- **Data excerpt**:
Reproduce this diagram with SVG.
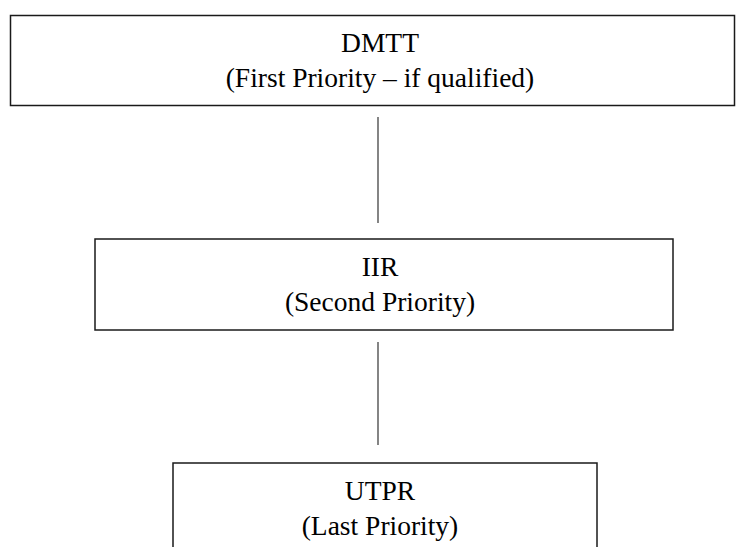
<svg xmlns="http://www.w3.org/2000/svg" width="736" height="547" viewBox="0 0 736 547">
<style>
.box{fill:#fff;stroke:#1a1a1a;stroke-width:1.5}
.t{font-family:'Liberation Serif','DejaVu Serif',serif;font-size:27.5px;fill:#000;text-anchor:middle}
.c{stroke:#333;stroke-width:1.2;fill:none}
</style>
<rect width="736" height="547" fill="#fff"/>
<g id="connectors">
<line class="c" x1="378" y1="117" x2="378" y2="223"/>
<line class="c" x1="378" y1="342" x2="378" y2="445"/>
</g>
<g id="dmtt">
<rect class="box" x="10.5" y="15.5" width="724" height="90"/>
<text class="t" x="380" y="52">DMTT</text>
<text class="t" x="380" y="87">(First Priority – if qualified)</text>
</g>
<g id="iir">
<rect class="box" x="95" y="239" width="578" height="91"/>
<text class="t" x="380" y="276">IIR</text>
<text class="t" x="380" y="311">(Second Priority)</text>
</g>
<g id="utpr">
<rect class="box" x="173" y="463" width="424" height="100"/>
<text class="t" x="380" y="500">UTPR</text>
<text class="t" x="380" y="535">(Last Priority)</text>
</g>
</svg>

- **Task to complete**: Copy the material shown above in full and exactly. Skip the pictures.

- **Solution**:
Reproduce this diagram with SVG.
<svg xmlns="http://www.w3.org/2000/svg" width="736" height="547" viewBox="0 0 736 547">
<style>
.box{fill:#fff;stroke:#1a1a1a;stroke-width:1.5}
.t{font-family:'Liberation Serif','DejaVu Serif',serif;font-size:27.5px;fill:#000;text-anchor:middle}
.c{stroke:#333;stroke-width:1.2;fill:none}
</style>
<rect width="736" height="547" fill="#fff"/>
<g id="connectors">
<line class="c" x1="378" y1="117" x2="378" y2="223"/>
<line class="c" x1="378" y1="342" x2="378" y2="445"/>
</g>
<g id="dmtt">
<rect class="box" x="10.5" y="15.5" width="724" height="90"/>
<text class="t" x="380" y="52">DMTT</text>
<text class="t" x="380" y="87">(First Priority – if qualified)</text>
</g>
<g id="iir">
<rect class="box" x="95" y="239" width="578" height="91"/>
<text class="t" x="380" y="276">IIR</text>
<text class="t" x="380" y="311">(Second Priority)</text>
</g>
<g id="utpr">
<rect class="box" x="173" y="463" width="424" height="100"/>
<text class="t" x="380" y="500">UTPR</text>
<text class="t" x="380" y="535">(Last Priority)</text>
</g>
</svg>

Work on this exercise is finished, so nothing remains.